Se podría afirmar que el arte contiene un potencial económico y que para evaluar una obra existen métodos que varían en relación a elementos como medidas de la obra, técnica, año de producción, experiencia y notoriedad del artista. El valor económico en cuanto valor reconocido en el bien artístico no representa un riesgo. Sin embargo, cuando el mercado define la producción artística, esta se convierte en una operación de marketing porque el punto de partida es el mercado y no la creatividad del artista. La definición de “arte” nunca tendría que ser ligada a un mecanismo contrario a su naturaleza.
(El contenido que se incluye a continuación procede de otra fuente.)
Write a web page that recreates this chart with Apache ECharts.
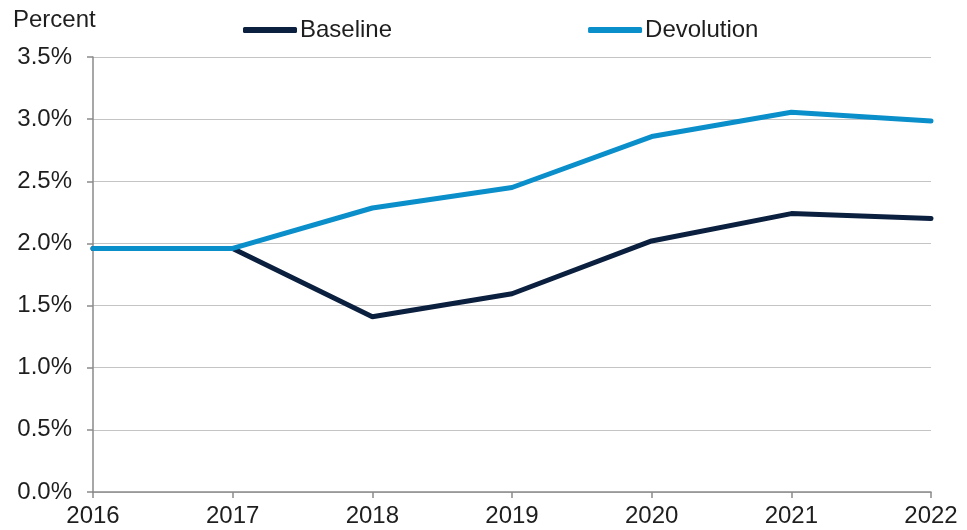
<!DOCTYPE html>
<html><head><meta charset="utf-8">
<script src="https://cdn.jsdelivr.net/npm/echarts@6/dist/echarts.min.js"></script>
<style>html,body{margin:0;padding:0;background:#fff}#c{width:967px;height:530px}</style>
</head><body><div id="c"></div>
<script>
const years = ['2016','2017','2018','2019','2020','2021','2022'];
const baseline = [1.96, 1.96, 1.41, 1.595, 2.02, 2.24, 2.20];
const devolution = [1.96, 1.96, 2.285, 2.45, 2.86, 3.055, 2.985];
const yTicks = [0, 0.5, 1.0, 1.5, 2.0, 2.5, 3.0, 3.5];

const font = 'Liberation Sans, Arial, sans-serif';
const chart = echarts.init(document.getElementById('c'));
chart.setOption({
  animation: false,
  title: {text: 'Percent', left: 8, top: 3, textStyle: {fontFamily: font, fontSize: 24, fontWeight: 'normal', color: '#1e1e1e'}},
  legend: {
    left: 243, top: 18, padding: 0, itemGap: 196, itemWidth: 54, itemHeight: 6, icon: 'roundRect',
    textStyle: {fontFamily: font, fontSize: 24, color: '#1e1e1e', padding: [0,0,0,-2]},
    data: ['Baseline', 'Devolution']
  },
  grid: {left: 93, right: 36, top: 57, bottom: 38, containLabel: false},
  xAxis: {
    type: 'category', data: years, boundaryGap: false,
    axisLine: {lineStyle: {color: '#8a8a8a', width: 1.5}},
    axisTick: {show: true, length: 6, lineStyle: {color: '#8a8a8a', width: 1.5}},
    axisLabel: {fontFamily: font, fontSize: 24, color: '#1e1e1e', margin: 12},
    splitLine: {show: false}
  },
  yAxis: {
    type: 'value', min: yTicks[0], max: yTicks[yTicks.length-1], interval: 0.5,
    axisLine: {show: true, lineStyle: {color: '#8a8a8a', width: 1.5}},
    axisTick: {show: true, length: 6, lineStyle: {color: '#8a8a8a', width: 1.5}},
    axisLabel: {fontFamily: font, fontSize: 24, color: '#1e1e1e', margin: 21, formatter: v => v.toFixed(1) + '%'},
    splitLine: {lineStyle: {color: '#c4c4c4', width: 1.2}}
  },
  series: [
    {name: 'Baseline', type: 'line', data: baseline, symbol: 'none', color: '#0b1f3f',
     lineStyle: {width: 5, color: '#0b1f3f', cap: 'round'}},
    {name: 'Devolution', type: 'line', data: devolution, symbol: 'none', color: '#0a8fcb',
     lineStyle: {width: 5, color: '#0a8fcb', cap: 'round'}}
  ]
});
</script></body></html>
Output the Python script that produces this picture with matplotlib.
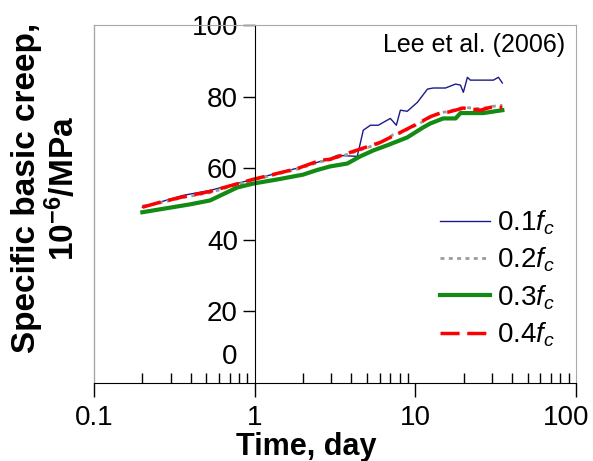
import matplotlib

matplotlib.use("Agg")
import matplotlib.pyplot as plt  # noqa: E402
from matplotlib.transforms import ScaledTranslation  # noqa: E402

# Lee et al. (2006) specific basic creep
t_01 = [0.2, 0.358, 0.528, 0.979, 1.84, 2.95, 3.27, 4.35, 4.54, 4.74, 5.25, 5.88,
        6.32, 6.99, 7.62, 8.07, 8.91, 10.3, 11.9, 12.9, 15.4, 17.8, 19.1, 19.9,
        21.1, 22.0, 30.6, 32.9, 34.8]
c_01 = [49.1, 52.4, 53.8, 56.9, 60.0, 62.7, 63.6, 63.3, 66.9, 70.6, 72.0, 72.0,
        72.8, 73.9, 72.0, 76.2, 75.9, 78.4, 82.1, 82.4, 82.4, 83.5, 83.2, 81.2,
        85.4, 84.6, 84.6, 85.4, 83.8]

t_02 = [0.2, 0.258, 0.358, 0.528, 0.979, 1.84, 2.56, 2.95, 4.11, 6.05, 7.3, 8.07,
        10.7, 12.4, 14.3, 15.8, 19.9, 25.4, 29.3, 34.8]
c_02 = [49.4, 50.3, 51.8, 53.2, 56.7, 59.7, 61.8, 62.3, 64.4, 67.0, 69.4, 69.8,
        72.6, 74.2, 75.5, 75.8, 77.0, 76.6, 77.2, 77.6]

t_03 = [0.2, 0.396, 0.528, 0.778, 0.979, 1.44, 2.0, 2.45, 2.95, 3.77, 4.54, 5.5,
        6.69, 8.91, 11.2, 12.4, 14.9, 17.8, 19.1, 22.0, 26.5, 34.8]
c_03 = [47.7, 49.9, 51.0, 54.6, 55.7, 57.0, 58.2, 59.5, 60.5, 61.3, 63.3, 65.0,
        66.4, 68.6, 71.4, 72.5, 73.9, 73.9, 75.4, 75.4, 75.4, 76.2]

t_04 = [0.2, 0.258, 0.358, 0.528, 0.979, 1.84, 2.56, 2.95, 4.11, 6.05, 8.07,
        10.7, 12.4, 14.3, 15.8, 19.9, 25.4, 29.3, 34.8]
c_04 = [49.1, 50.5, 52.0, 53.5, 56.9, 59.9, 62.2, 62.5, 64.7, 67.2, 70.0,
        72.8, 74.4, 75.4, 75.6, 76.8, 76.2, 77.0, 77.0]

labels = ["0.1$f_c$", "0.2$f_c$", "0.3$f_c$", "0.4$f_c$"]
x_ticks = [0.1, 1, 10, 100]
x_ticklabels = ["0.1", "1", "10", "100"]
y_ticks = [20, 40, 60, 80, 100]

plt.rcParams["font.family"] = ["Liberation Sans", "DejaVu Sans"]
plt.rcParams["mathtext.fontset"] = "custom"
plt.rcParams["mathtext.rm"] = "Liberation Sans"
plt.rcParams["mathtext.it"] = "Liberation Sans:italic"
plt.rcParams["mathtext.bf"] = "Liberation Sans:bold"

fig = plt.figure(figsize=(5.93, 4.61), dpi=100)
ax = fig.add_axes([94 / 593, 1 - 383 / 461, 482 / 593, 358 / 461])

ax.plot(t_01, c_01, color="#1a1a8c", lw=1.0, label=labels[0])
ax.plot(t_02, c_02, color="#9a9a9a", lw=2.0, linestyle=(0, (1.4, 1.6)), label=labels[1])
ax.plot(t_03, c_03, color="#138a13", lw=3.0, label=labels[2])
ax.plot(t_04, c_04, color="#ff0000", lw=2.5, linestyle=(0, (5.5, 2.2)), label=labels[3])

ax.set_xscale("log")
ax.set_xlim(0.1, 100)
ax.set_ylim(0, 100)

# frame: grey box, black x axis, black y axis sitting at t = 1
for side in ["top", "right"]:
    ax.spines[side].set_color("#a8a8a8")
ax.spines["bottom"].set_color("black")
ax.spines["left"].set_position(("data", 1))
ax.spines["left"].set_color("black")
ax.plot([0, 0], [0, 1], transform=ax.transAxes, color="#a8a8a8", lw=1.0, clip_on=False)

ax.set_xticks(x_ticks)
ax.set_xticklabels(x_ticklabels)
ax.tick_params(axis="x", which="major", direction="out", length=10, width=1,
               labelsize=20, pad=6)
ax.tick_params(axis="x", which="minor", direction="in", length=7, width=1)
# last label sits a little left of its tick, as in the original
last = ax.get_xticklabels()[-1]
last.set_transform(last.get_transform() + ScaledTranslation(-10 / 100, 0, fig.dpi_scale_trans))

ax.set_yticks(y_ticks)
ax.tick_params(axis="y", which="major", direction="out", length=9, width=1,
               labelsize=20, pad=3)
ax.annotate("0", xy=(1, 0), xytext=(-17, 26), textcoords="offset pixels",
            ha="right", va="center", fontsize=20)

ax.text(0.977, 0.944, "Lee et al. (2006)", transform=ax.transAxes,
        ha="right", va="center", fontsize=18)

ax.legend(loc="upper left", bbox_to_anchor=(0.718, 0.488), frameon=False,
          fontsize=20, handlelength=1.8, handletextpad=0.25, labelspacing=0.32,
          borderpad=0, borderaxespad=0)

fig.text(46 / 593, 1 - 188 / 461, "Specific basic creep,\n10$^{\\mathbf{-6}}$/MPa",
         rotation=90, ha="center", va="center", multialignment="center",
         fontsize=24, fontweight="bold", linespacing=1.1)
fig.text(306 / 593, 1 - 432 / 461, "Time, day", ha="center", va="top",
         fontsize=22, fontweight="bold")

fig.savefig("out.png", dpi=100)
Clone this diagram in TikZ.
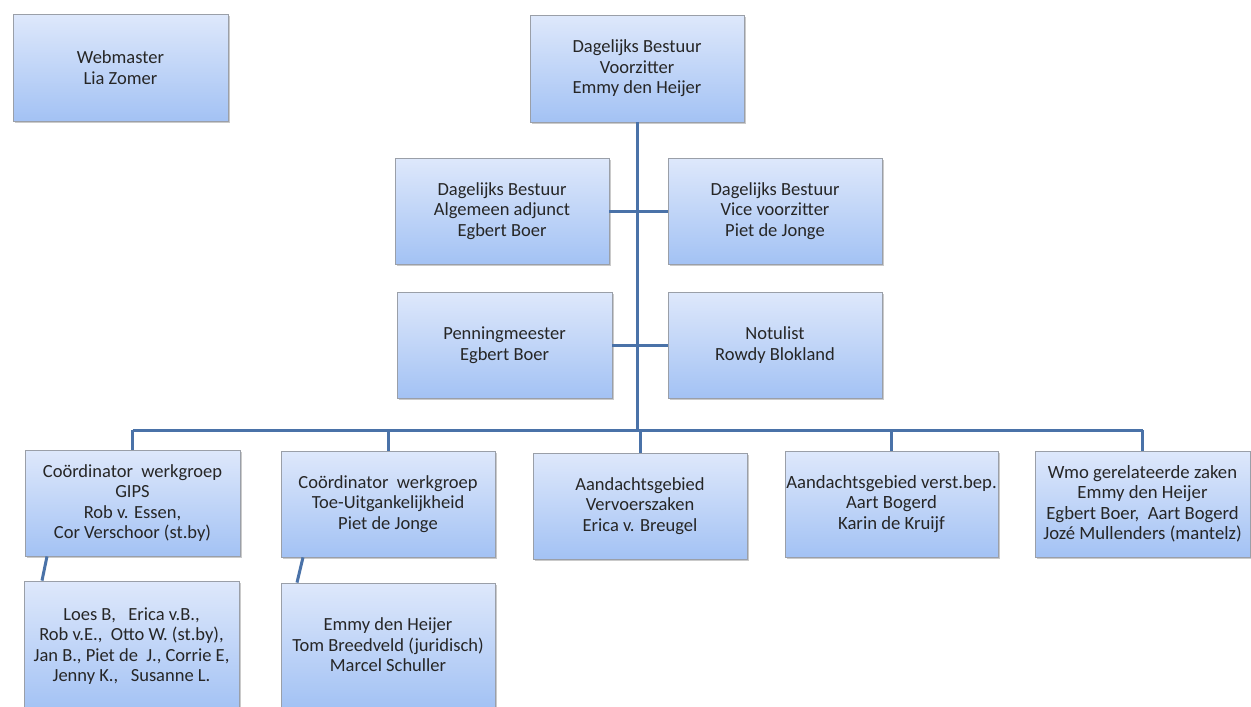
\documentclass[tikz,border=0pt]{standalone}
\usepackage{fontspec}
\setmainfont{Carlito}
\usetikzlibrary{shadows}
\definecolor{linec}{HTML}{4A72A8}
\definecolor{boxtop}{HTML}{DEE8FB}
\definecolor{boxbot}{HTML}{A3C2F4}
\definecolor{boxdraw}{HTML}{9A9FA8}
\tikzset{
  orgbox/.style={draw=boxdraw, line width=0.8pt, top color=boxtop, bottom color=boxbot,
    minimum width=214pt, align=center, inner xsep=0pt, inner ysep=1pt,
    font=\fontsize{18.5}{20.5}\selectfont, text=black!85,
    drop shadow={shadow xshift=1.5pt, shadow yshift=-2pt, opacity=0.35, fill=black!60}},
  widetext/.style={font=\fontsize{18.7}{20.5}\selectfont},
  conn/.style={draw=linec, line width=3pt}
}
\begin{document}
\begin{tikzpicture}[x=1pt, y=-1pt]
\useasboundingbox (0,0) rectangle (1251,707);
\clip (0,0) rectangle (1251,707);
% top row
\node[orgbox, minimum width=215pt, minimum height=107pt] (web) at (120.5,67.5) {Webmaster\\Lia Zomer};
\node[orgbox, minimum height=107pt] (vz) at (637,68.5) {Dagelijks Bestuur\\Voorzitter\\Emmy den Heijer};
% second row
\node[orgbox, minimum height=106pt] (adj) at (502,211) {Dagelijks Bestuur\\Algemeen adjunct\\Egbert Boer};
\node[orgbox, minimum height=106pt] (vice) at (775,211) {Dagelijks Bestuur\\Vice voorzitter\\Piet de Jonge};
% third row
\node[orgbox, minimum width=215pt, minimum height=106pt] (pen) at (504.5,345) {Penningmeester\\Egbert Boer};
\node[orgbox, minimum height=106pt] (not) at (775,345) {Notulist\\Rowdy Blokland};
% bottom row
\node[orgbox, minimum width=215pt, minimum height=106pt] (gips) at (132.5,503) {Coördinator\ \ werkgroep\\GIPS\\Rob v. Essen,\\Cor Verschoor (st.by)};
\node[orgbox, minimum height=106pt] (toe) at (388,504) {Coördinator\ \ werkgroep\\Toe-Uitgankelijkheid\\Piet de Jonge};
\node[orgbox, minimum height=106pt] (verv) at (640,506) {Aandachtsgebied\\Vervoerszaken\\Erica v. Breugel};
\node[orgbox, widetext, minimum width=213pt, minimum height=106pt] (vb) at (891.5,504) {Aandachtsgebied verst.bep.\\Aart Bogerd\\Karin de Kruijf};
\node[orgbox, widetext, minimum width=215pt, minimum height=106pt] (wmo) at (1142.5,504) {Wmo gerelateerde zaken\\Emmy den Heijer\\Egbert Boer,\ \ Aart Bogerd\\Jozé Mullenders (mantelz)};
% sub boxes
\node[orgbox, minimum width=215pt, minimum height=130pt] (loes) at (131.5,646) {Loes B,\ \ \ Erica v.B.,\\Rob v.E.,\ \ Otto W. (st.by),\\Jan B., Piet de\ \ J., Corrie E,\\Jenny K.,\ \ \ Susanne L.};
\node[orgbox, minimum height=124pt] (emmy) at (388,645) {Emmy den Heijer\\Tom Breedveld (juridisch)\\Marcel Schuller};
% connectors
\coordinate (busY) at (0,430);
\draw[conn] (vz.south) -- (vz.south |- busY);
\draw[conn] (adj.east) -- (vice.west);
\draw[conn] (pen.east) -- (not.west);
\draw[conn] (gips.north |- busY) -- (wmo.north |- busY);
\foreach \n in {gips,toe,verv,vb,wmo}{
  \draw[conn] (\n.north) -- (\n.north |- busY);
}
\draw[conn] ([xshift=-85.5pt]gips.south) -- ([xshift=-89.5pt]loes.north);
\draw[conn] ([xshift=-85pt]toe.south) -- ([xshift=-91pt]emmy.north);
\end{tikzpicture}
\end{document}
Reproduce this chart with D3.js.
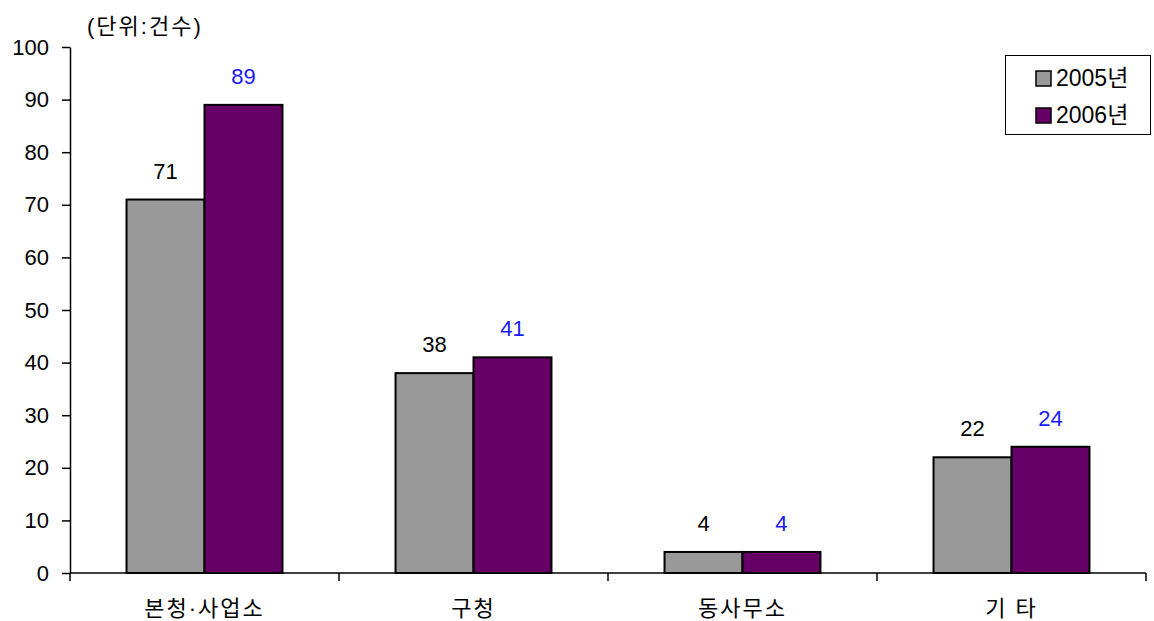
<!DOCTYPE html>
<html>
<head>
<meta charset="utf-8">
<script src="https://cdn.jsdelivr.net/npm/d3@7"></script>
<style>
  body { margin: 0; background: #fff; }
  svg { display: block; font-family: "Liberation Sans", Arial, "Noto Sans CJK KR", sans-serif; }
</style>
</head>
<body>
<svg id="chart" width="1154" height="621"></svg>
<script>
// Complaint counts by office, 2005 vs 2006
const categories = ["본청·사업소", "구청", "동사무소", "기 타"];
const series2005 = [71, 38, 4, 22];
const series2006 = [89, 41, 4, 24];
const seriesNames = ["2005년", "2006년"];
const yTicks = [0, 10, 20, 30, 40, 50, 60, 70, 80, 90, 100];

const colors = ["#999999", "#660066"];
const labelColors = ["#000000", "#1a1aff"];

const svg = d3.select("#chart");
const plotLeft = 70, plotRight = 1146, plotTop = 47, plotBottom = 573;

const x = d3.scaleBand().domain(categories).range([plotLeft, plotRight]).paddingInner(0).paddingOuter(0);
const x1 = d3.scaleBand().domain([0, 1]).range([0, x.bandwidth()]).paddingOuter(0.725).paddingInner(0);
const y = d3.scaleLinear().domain([0, 100]).range([plotBottom, plotTop]);

// Latin glyphs (digits, middle dot) from Liberation, Hangul falls through to Noto CJK
const fontMixed = '"Liberation Sans", Arial, "Noto Sans CJK KR", sans-serif';
const fontLatin = '"Liberation Sans", Arial, sans-serif';

// Y axis
const yAxis = svg.append("g").attr("transform", `translate(${plotLeft},0)`)
  .call(d3.axisLeft(y).tickValues(yTicks).tickSize(8).tickPadding(13).tickSizeOuter(0));
yAxis.select(".domain").attr("stroke", "#000").attr("stroke-width", 1.5);
yAxis.selectAll(".tick line").attr("stroke", "#000").attr("stroke-width", 1.5);
yAxis.selectAll(".tick text").attr("font-size", 22).attr("fill", "#000")
  .attr("font-family", fontLatin);

// Unit caption
svg.append("text").attr("x", 87).attr("y", 34).attr("font-size", 22)
  .attr("letter-spacing", 2)
  .attr("font-family", fontMixed).attr("fill", "#000").text("(단위:건수)");

const data = categories.map((c, i) => ({ cat: c, vals: [series2005[i], series2006[i]] }));

const groups = svg.append("g").selectAll("g").data(data).join("g")
  .attr("transform", d => `translate(${x(d.cat)},0)`);

groups.selectAll("rect").data(d => d.vals.map((v, k) => ({ v, k }))).join("rect")
  .attr("x", d => x1(d.k))
  .attr("y", d => y(d.v))
  .attr("width", x1.bandwidth())
  .attr("height", d => y(0) - y(d.v))
  .attr("fill", d => colors[d.k])
  .attr("stroke", "#000")
  .attr("stroke-width", 2);

groups.selectAll("text.val").data(d => d.vals.map((v, k) => ({ v, k }))).join("text")
  .attr("class", "val")
  .attr("x", d => x1(d.k) + x1.bandwidth() / 2)
  .attr("y", d => y(d.v) - 21)
  .attr("text-anchor", "middle")
  .attr("font-size", 22)
  .attr("font-family", fontLatin)
  .attr("fill", d => labelColors[d.k])
  .text(d => d.v);

// X axis
const xAxisLine = svg.append("g");
xAxisLine.append("line").attr("x1", plotLeft).attr("x2", plotRight).attr("y1", plotBottom).attr("y2", plotBottom)
  .attr("stroke", "#000").attr("stroke-width", 1.5);
const edges = categories.map(c => x(c)).concat([plotRight]);
xAxisLine.selectAll("line.tk").data(edges).join("line").attr("class", "tk")
  .attr("x1", d => d).attr("x2", d => d).attr("y1", plotBottom).attr("y2", plotBottom + 8)
  .attr("stroke", "#000").attr("stroke-width", 1.5);
xAxisLine.selectAll("text").data(categories).join("text")
  .attr("x", d => x(d) + x.bandwidth() / 2)
  .attr("y", 616)
  .attr("text-anchor", "middle")
  .attr("font-size", 22)
  .attr("letter-spacing", 2)
  .attr("font-family", fontMixed)
  .attr("fill", "#000")
  .text(d => d);

// Legend
const legend = svg.append("g");
legend.append("rect").attr("x", 1005.5).attr("y", 55.5).attr("width", 145).attr("height", 79)
  .attr("fill", "#fff").attr("stroke", "#000").attr("stroke-width", 1);
seriesNames.forEach((name, i) => {
  const yy = 78 + i * 37;
  legend.append("rect").attr("x", 1036).attr("y", yy - 7).attr("width", 15).attr("height", 15)
    .attr("fill", colors[i]).attr("stroke", "#000").attr("stroke-width", 1.5);
  legend.append("text").attr("x", 1056).attr("y", yy + 8).attr("font-size", 23)
    .attr("font-family", fontMixed)
    .attr("fill", "#000").text(name);
});
</script>
</body>
</html>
El arte surge de la creatividad.
En la dimensión contemporánea donde todo puede ser arte, se corre el riesgo de que nada sea verdaderamente arte también en términos de proyección temporal y de entrega de la tradición al futuro.
Evidentemente, el arte recoge y refleja los procesos en la sociedad contemporánea, los comportamientos de los consumidores y las tendencias culturales generales. También la velocidad de la vida moderna, los conceptos de deteriorabilidad como de sustituibilidad de los productos, así como las experiencias que son parte de la vida colectiva se encuentran en las manifestaciones artísticas.
Pero en frente a la cuestión de qué es el arte, la respuesta va a ser demasiado compleja de circunscribir en una sola categoría. Más bien existen “artes” como existen “historias del arte”, perspectivas sobre los procesos de creación, así como diferentes “causalidades” y “finalidades” del mismo. Es a partir de esta pluralidad o coexistencia de sentidos desde donde cualquier reflexión o pensamiento constructivo sobre el valor -o más bien los valores- del arte tendría que germinar.